→ **Description of the task**
Gather all lines from the material that contain the word "React".

→ **Data lines**
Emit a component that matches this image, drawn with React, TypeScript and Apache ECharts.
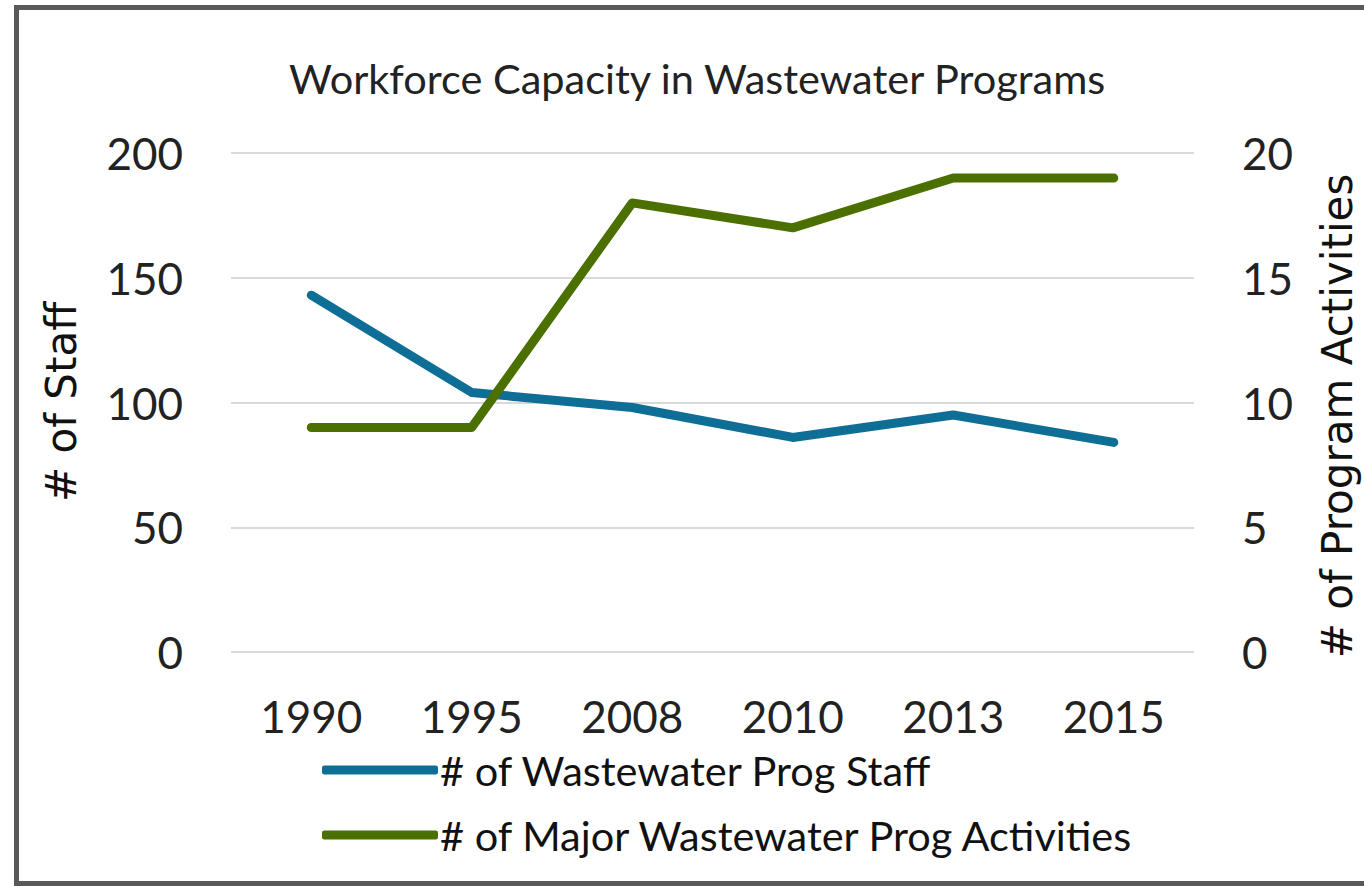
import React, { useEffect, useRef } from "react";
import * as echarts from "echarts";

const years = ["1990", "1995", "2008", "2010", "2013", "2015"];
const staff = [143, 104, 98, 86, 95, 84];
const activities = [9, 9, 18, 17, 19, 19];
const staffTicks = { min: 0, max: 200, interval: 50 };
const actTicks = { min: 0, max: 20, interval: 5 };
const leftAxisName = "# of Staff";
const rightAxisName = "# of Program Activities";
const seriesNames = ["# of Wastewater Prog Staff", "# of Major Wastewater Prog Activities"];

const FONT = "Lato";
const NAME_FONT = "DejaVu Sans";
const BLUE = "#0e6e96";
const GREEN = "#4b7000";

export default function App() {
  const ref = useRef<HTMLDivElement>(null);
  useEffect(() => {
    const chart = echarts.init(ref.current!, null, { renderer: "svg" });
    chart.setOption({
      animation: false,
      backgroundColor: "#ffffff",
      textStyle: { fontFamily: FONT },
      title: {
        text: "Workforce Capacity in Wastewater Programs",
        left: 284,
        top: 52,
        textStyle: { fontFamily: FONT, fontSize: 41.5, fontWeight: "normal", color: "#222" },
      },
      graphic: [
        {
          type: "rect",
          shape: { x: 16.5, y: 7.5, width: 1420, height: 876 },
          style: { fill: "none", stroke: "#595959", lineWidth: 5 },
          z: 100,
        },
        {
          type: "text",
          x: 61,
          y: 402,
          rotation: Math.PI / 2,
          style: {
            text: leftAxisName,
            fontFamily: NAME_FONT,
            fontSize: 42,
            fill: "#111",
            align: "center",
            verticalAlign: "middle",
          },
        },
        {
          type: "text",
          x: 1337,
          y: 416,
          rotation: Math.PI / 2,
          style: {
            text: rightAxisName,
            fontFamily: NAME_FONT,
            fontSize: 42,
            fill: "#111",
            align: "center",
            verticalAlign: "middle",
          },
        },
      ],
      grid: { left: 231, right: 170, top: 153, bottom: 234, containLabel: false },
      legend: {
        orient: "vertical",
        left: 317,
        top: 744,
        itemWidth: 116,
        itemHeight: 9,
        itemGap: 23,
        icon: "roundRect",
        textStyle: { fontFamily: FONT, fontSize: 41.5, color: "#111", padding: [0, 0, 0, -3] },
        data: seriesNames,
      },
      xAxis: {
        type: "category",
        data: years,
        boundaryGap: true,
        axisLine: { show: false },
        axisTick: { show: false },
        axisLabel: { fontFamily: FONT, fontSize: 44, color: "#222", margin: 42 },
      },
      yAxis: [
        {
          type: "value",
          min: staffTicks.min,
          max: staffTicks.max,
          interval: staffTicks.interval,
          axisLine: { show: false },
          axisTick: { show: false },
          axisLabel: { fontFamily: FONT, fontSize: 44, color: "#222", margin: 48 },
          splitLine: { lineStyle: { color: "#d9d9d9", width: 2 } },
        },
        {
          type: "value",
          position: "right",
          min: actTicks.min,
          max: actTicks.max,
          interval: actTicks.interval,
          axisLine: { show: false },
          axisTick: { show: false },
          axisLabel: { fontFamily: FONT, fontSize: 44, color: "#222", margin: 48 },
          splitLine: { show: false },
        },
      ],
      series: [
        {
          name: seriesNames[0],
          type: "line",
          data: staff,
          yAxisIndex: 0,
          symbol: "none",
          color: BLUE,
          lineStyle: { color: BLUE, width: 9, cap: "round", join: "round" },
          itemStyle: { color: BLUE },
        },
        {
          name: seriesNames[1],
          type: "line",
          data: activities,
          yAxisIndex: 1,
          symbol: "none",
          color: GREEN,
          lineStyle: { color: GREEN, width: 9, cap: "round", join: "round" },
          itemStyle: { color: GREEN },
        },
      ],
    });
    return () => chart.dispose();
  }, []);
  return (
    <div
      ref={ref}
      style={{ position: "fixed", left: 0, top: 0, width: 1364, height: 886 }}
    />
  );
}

→ **Response to this exercise**
Emit a component that matches this image, drawn with React, TypeScript and Apache ECharts.
import React, { useEffect, useRef } from "react";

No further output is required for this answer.